HİLTON GÖRÜŞMELERİ SÜRÜYOR
İzmir depreminde Hilton otelinin depremzedelere açılması konusundaki talebin yeniden gündeme gelmesi konusunda da açıklamada bulunan Soyer, “Hilton bize ait değil. Bizim sadece hissemiz var. Müzakereye devam ediyor arkadaşlar ama henüz sonuçlanmadı. O dönemde dediğiniz gibi büyük faydasını görmüştük. Şimdi de yine benzer arayışlar içindeyiz. Biz burada yaklaşık bine yakın arkadaşlarımızı peyder pey götüreceğiz. Götürdüğümüz otobüslerle de oradaki vatandaşları buraya taşımaya devam edeceğiz. Çünkü çaresizlik var. Araç bulamıyor yol yöntem bulamıyor. Biz dönmek isteyen vatandaşları buraya taşımak için ne gerekiyorsa yapacağız.
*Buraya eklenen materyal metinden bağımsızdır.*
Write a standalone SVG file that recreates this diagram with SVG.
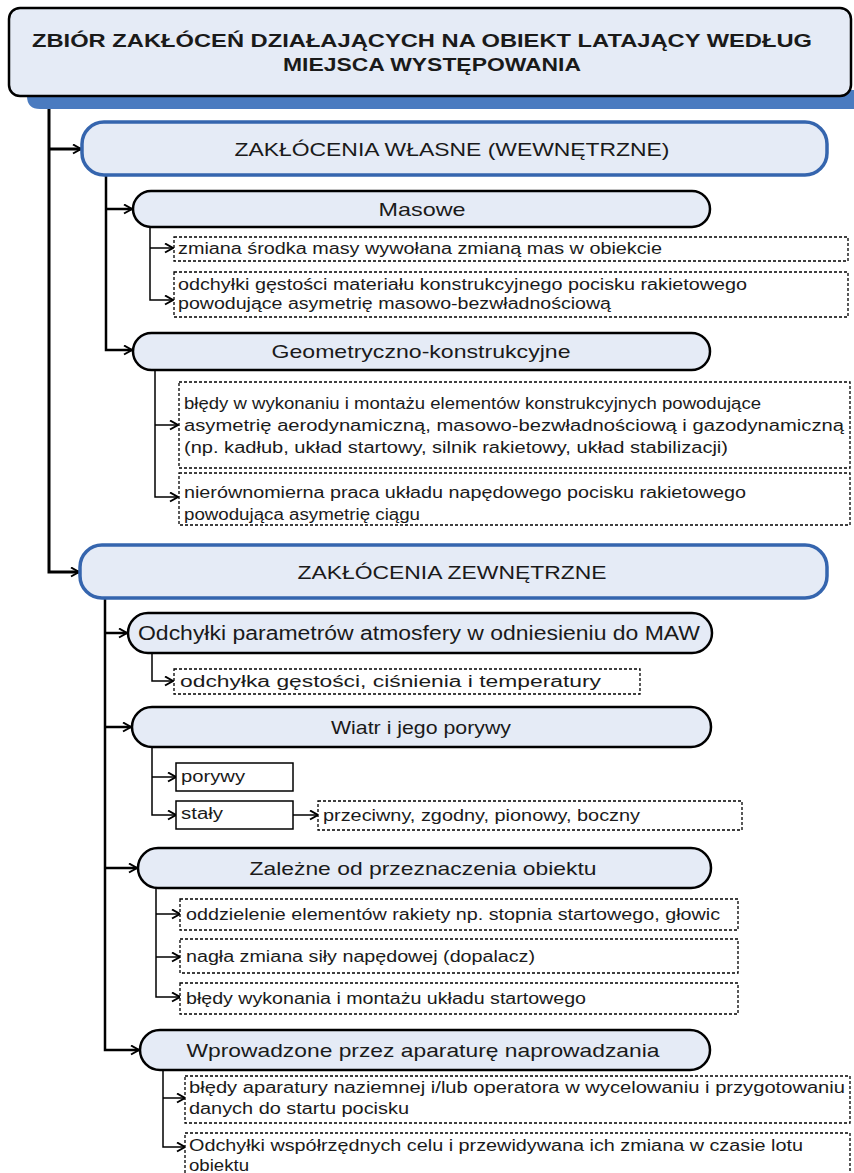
<svg xmlns="http://www.w3.org/2000/svg" width="854" height="1173" viewBox="0 0 854 1173">
<defs>
<marker id="arr" markerUnits="userSpaceOnUse" markerWidth="12" markerHeight="12" refX="9" refY="5" orient="auto">
<path d="M1,0.5 L9,5 L1,9.5" fill="none" stroke="#000" stroke-width="2"/>
</marker>
</defs>
<style>
text{font-family:"Liberation Sans",Arial,sans-serif;fill:#1a1a1a}
.t0{font-size:18px;font-weight:bold}
.t1{font-size:19px}
.t2{font-size:19px}
.t3{font-size:16px}
.pill{fill:#e5ebf6;stroke:#000;stroke-width:2.5}
.blue{fill:#e5ebf6;stroke:#3565ae;stroke-width:3.5}
.dash{fill:#fff;stroke:#000;stroke-width:1.3;stroke-dasharray:3,2}
.solid{fill:#fff;stroke:#000;stroke-width:1.5}
.c1{fill:none;stroke:#000;stroke-width:3}
.c2{fill:none;stroke:#000;stroke-width:2.5}
.c3{fill:none;stroke:#000;stroke-width:1.5}
</style>
<rect width="854" height="1173" fill="#fff"/>

<g id="connectors">
<path class="c1" d="M49,97 V572 H79" marker-end="url(#arr)"/>
<path class="c1" d="M49,149 H81" marker-end="url(#arr)"/>
<path class="c2" d="M106,175 V350 H132" marker-end="url(#arr)"/>
<path class="c2" d="M106,209 H132" marker-end="url(#arr)"/>
<path class="c3" d="M150,227 V300 H173" marker-end="url(#arr)"/>
<path class="c3" d="M150,248 H173" marker-end="url(#arr)"/>
<path class="c3" d="M155,370 V497 H178" marker-end="url(#arr)"/>
<path class="c3" d="M155,425 H178" marker-end="url(#arr)"/>
<path class="c2" d="M105,598 V1050 H139" marker-end="url(#arr)"/>
<path class="c2" d="M105,633 H127" marker-end="url(#arr)"/>
<path class="c2" d="M105,727 H131" marker-end="url(#arr)"/>
<path class="c2" d="M105,868 H137" marker-end="url(#arr)"/>
<path class="c3" d="M152,653 V681 H173" marker-end="url(#arr)"/>
<path class="c3" d="M152,747 V815 H176" marker-end="url(#arr)"/>
<path class="c3" d="M152,777 H176" marker-end="url(#arr)"/>
<path class="c3" d="M293,815 H318" marker-end="url(#arr)"/>
<path class="c3" d="M156,888 V997 H180" marker-end="url(#arr)"/>
<path class="c3" d="M156,914 H180" marker-end="url(#arr)"/>
<path class="c3" d="M156,957 H180" marker-end="url(#arr)"/>
<path class="c3" d="M163,1070 V1147 H185" marker-end="url(#arr)"/>
<path class="c3" d="M163,1098 H185" marker-end="url(#arr)"/>
</g>

<g id="root">
<path d="M27,90 H854 V109 H40 Q27,109 27,96 Z" fill="#4a7bc0"/>
<rect x="9" y="8" width="842" height="88" rx="11" fill="#e5ebf6" stroke="#000" stroke-width="2.5"/>
<text class="t0" x="422" y="47" text-anchor="middle" textLength="780" lengthAdjust="spacingAndGlyphs">ZBIÓR ZAKŁÓCEŃ DZIAŁAJĄCYCH NA OBIEKT LATAJĄCY WEDŁUG</text>
<text class="t0" x="432" y="71" text-anchor="middle" textLength="298" lengthAdjust="spacingAndGlyphs">MIEJSCA WYSTĘPOWANIA</text>
</g>

<g id="wlasne">
<rect class="blue" x="82" y="122" width="745" height="53" rx="22"/>
<text class="t1" x="452" y="156" text-anchor="middle" textLength="435" lengthAdjust="spacingAndGlyphs">ZAKŁÓCENIA WŁASNE (WEWNĘTRZNE)</text>
</g>

<g id="masowe">
<rect class="pill" x="133" y="191" width="577" height="36" rx="18"/>
<text class="t2" x="422" y="216" text-anchor="middle" textLength="87" lengthAdjust="spacingAndGlyphs">Masowe</text>
</g>
<g id="m1">
<rect class="dash" x="174" y="237" width="674" height="24"/>
<text class="t3" x="178" y="254" textLength="484" lengthAdjust="spacingAndGlyphs">zmiana środka masy wywołana zmianą mas w obiekcie</text>
</g>
<g id="m2">
<rect class="dash" x="174" y="272" width="674" height="45"/>
<text class="t3" x="178" y="290" textLength="569" lengthAdjust="spacingAndGlyphs">odchyłki gęstości materiału konstrukcyjnego pocisku rakietowego</text>
<text class="t3" x="178" y="309" textLength="433" lengthAdjust="spacingAndGlyphs">powodujące asymetrię masowo-bezwładnościową</text>
</g>

<g id="geom">
<rect class="pill" x="133" y="333" width="577" height="37" rx="18.5"/>
<text class="t2" x="421" y="358" text-anchor="middle" textLength="299" lengthAdjust="spacingAndGlyphs">Geometryczno-konstrukcyjne</text>
</g>
<g id="g1">
<rect class="dash" x="179" y="382" width="671" height="86"/>
<text class="t3" x="184" y="409" textLength="577" lengthAdjust="spacingAndGlyphs">błędy w wykonaniu i montażu elementów konstrukcyjnych powodujące</text>
<text class="t3" x="184" y="431" textLength="660" lengthAdjust="spacingAndGlyphs">asymetrię aerodynamiczną, masowo-bezwładnościową i gazodynamiczną</text>
<text class="t3" x="184" y="453" textLength="544" lengthAdjust="spacingAndGlyphs">(np. kadłub, układ startowy, silnik rakietowy, układ stabilizacji)</text>
</g>
<g id="g2">
<rect class="dash" x="179" y="473" width="671" height="52"/>
<text class="t3" x="184" y="498" textLength="562" lengthAdjust="spacingAndGlyphs">nierównomierna praca układu napędowego pocisku rakietowego</text>
<text class="t3" x="184" y="520" textLength="236" lengthAdjust="spacingAndGlyphs">powodująca asymetrię ciągu</text>
</g>

<g id="zewnetrzne">
<rect class="blue" x="80" y="545" width="747" height="53" rx="22"/>
<text class="t1" x="452" y="579" text-anchor="middle" textLength="309" lengthAdjust="spacingAndGlyphs">ZAKŁÓCENIA ZEWNĘTRZNE</text>
</g>

<g id="odchylki">
<rect class="pill" x="128" y="613" width="584" height="40" rx="20"/>
<text x="419" y="640" text-anchor="middle" style="font-size:20px" textLength="562" lengthAdjust="spacingAndGlyphs">Odchyłki parametrów atmosfery w odniesieniu do MAW</text>
</g>
<g id="o1">
<rect class="dash" x="174" y="669" width="466" height="25"/>
<text class="t3" x="180" y="687" textLength="421" lengthAdjust="spacingAndGlyphs">odchyłka gęstości, ciśnienia i temperatury</text>
</g>

<g id="wiatr">
<rect class="pill" x="132" y="707" width="579" height="40" rx="20"/>
<text class="t2" x="421" y="734" text-anchor="middle" textLength="180" lengthAdjust="spacingAndGlyphs">Wiatr i jego porywy</text>
</g>
<g id="porywy">
<rect class="solid" x="176" y="763" width="117" height="28"/>
<text class="t3" x="181" y="782" textLength="64" lengthAdjust="spacingAndGlyphs">porywy</text>
</g>
<g id="staly">
<rect class="solid" x="176" y="801" width="117" height="28"/>
<text class="t3" x="181" y="819" textLength="42" lengthAdjust="spacingAndGlyphs">stały</text>
</g>
<g id="przeciwny">
<rect class="dash" x="318" y="801" width="424" height="29"/>
<text class="t3" x="323" y="821" textLength="317" lengthAdjust="spacingAndGlyphs">przeciwny, zgodny, pionowy, boczny</text>
</g>

<g id="zalezne">
<rect class="pill" x="138" y="848" width="573" height="40" rx="20"/>
<text class="t2" x="423" y="875" text-anchor="middle" textLength="347" lengthAdjust="spacingAndGlyphs">Zależne od przeznaczenia obiektu</text>
</g>
<g id="z1">
<rect class="dash" x="180" y="899" width="558" height="31"/>
<text class="t3" x="186" y="920" textLength="534" lengthAdjust="spacingAndGlyphs">oddzielenie elementów rakiety np. stopnia startowego, głowic</text>
</g>
<g id="z2">
<rect class="dash" x="180" y="939" width="558" height="34"/>
<text class="t3" x="186" y="962" textLength="349" lengthAdjust="spacingAndGlyphs">nagła zmiana siły napędowej (dopalacz)</text>
</g>
<g id="z3">
<rect class="dash" x="180" y="983" width="558" height="31"/>
<text class="t3" x="186" y="1004" textLength="400" lengthAdjust="spacingAndGlyphs">błędy wykonania i montażu układu startowego</text>
</g>

<g id="wprowadzone">
<rect class="pill" x="140" y="1030" width="570" height="40" rx="20"/>
<text class="t2" x="423" y="1057" text-anchor="middle" textLength="473" lengthAdjust="spacingAndGlyphs">Wprowadzone przez aparaturę naprowadzania</text>
</g>
<g id="w1">
<rect class="dash" x="185" y="1076" width="665" height="47"/>
<text class="t3" x="189" y="1093" textLength="656" lengthAdjust="spacingAndGlyphs">błędy aparatury naziemnej i/lub operatora w wycelowaniu i przygotowaniu</text>
<text class="t3" x="189" y="1114" textLength="220" lengthAdjust="spacingAndGlyphs">danych do startu pocisku</text>
</g>
<g id="w2">
<rect class="dash" x="185" y="1133" width="665" height="50"/>
<text class="t3" x="189" y="1151" textLength="614" lengthAdjust="spacingAndGlyphs">Odchyłki współrzędnych celu i przewidywana ich zmiana w czasie lotu</text>
<text class="t3" x="189" y="1171" textLength="60" lengthAdjust="spacingAndGlyphs">obiektu</text>
</g>
</svg>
Getirdiğimiz vatandaşlar için de mutlaka başlarını sokacakları bir yer bulacağız” dedi.
HERKESİ DESTEK VERMEYE DAVET ETTİ
Umut Hareketi ile şu ana kadar 37 milyon lira kaynak sağlandığını açıklayan Soyer, Bir Kira Bir Yuva kampanyasına önemle vurgu yaptı. Soyer, 4 şehirde kurulacak koordinasyon merkezlerinde aynı zamanda 10 kişinin Bir Kira Bir Yuva kampanyası için çalışacağını belirterek, “Bir Kira Bir Yuva kampanyasının kapsamını büyüterek tüm Türkiye’ye yayıyoruz. Binası yıkılmış, şehri terk etmek isteyen depremzedeler için orada olacak 10 arkadaşımız buradaki bağışçılarla koordinasyonu sağlayacak. Depremzedeler hangi şehre yerleşmek istiyorsa oradaki evini kiralamasını sağlayacağız. Şu anda 1 milyon 580 bin gibi bir rakam oldu. Herkesi destek vermeye davet ediyoruz” ifadelerini kullandı.